If John McCain somehow defies the current odds and defeats Barack Obama in November, analysts might look at a particular moment as the turning point. At no time and in no appearance has Obama revealed his worldview more vividly than in his appearance and speech before a reported 200,000 or more during his stop in Berlin on his recent grand tour of the Middle East and Europe. I was so struck by a couple of the bites on TV that I printed and read the full text of the speech, and it was most revealing, not so much for any policy pronouncements, of which there were none of any significance, but rather because of what it revealed about the man and his disingenuous and dangerous message.

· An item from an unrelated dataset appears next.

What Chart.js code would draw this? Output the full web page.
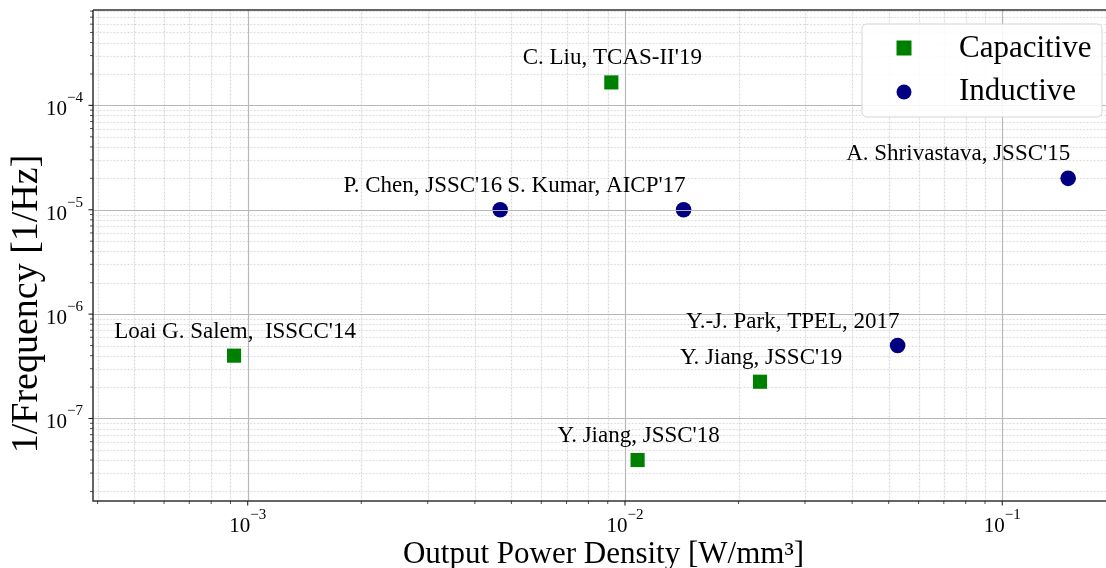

This speech could have been the transnational progressive manifesto, because it reflected the worldview, not simply of a liberal internationalist of which there are many in America across the political spectrum, of one who has no concept of how American power and purpose has shaped and led the free world we have known since 1945 and no appreciation of how American led power and politics will be necessary to insure free world leadership in this century. From there, it goes without saying that he has no appreciation for the concept of American exceptionalism, which has informed and provided moral context for our foreign policy for over two centuries. In short, there was in evidence no appreciation of the realities that make his “can’t we all just come together and get along” appeal a trip through fantasy land. (David Brooks called it a “Disney” moment.)
Does he really believe in “global citizenship” as an objective reality? Does he think that the Berlin wall came down because “there is no challenge too great for a world that stands as one”? Does he really think that the success of the Berlin airlift of 1948-49 to which he referred was a testament to anything other than the stubbornness of an American President, a Democrat no less, along with this country’s prowess and perseverance? And does he truly believe that “this moment”, to which he refers on almost every campaign stop as a metaphor for his election as President, is the equivalent of a Godsend for the people of the world he addressed from Berlin? If so, such naivete, such arrogance, such presumption and demagoguery, is fraudulent to his base of supporters and even worse than that, it may succeed.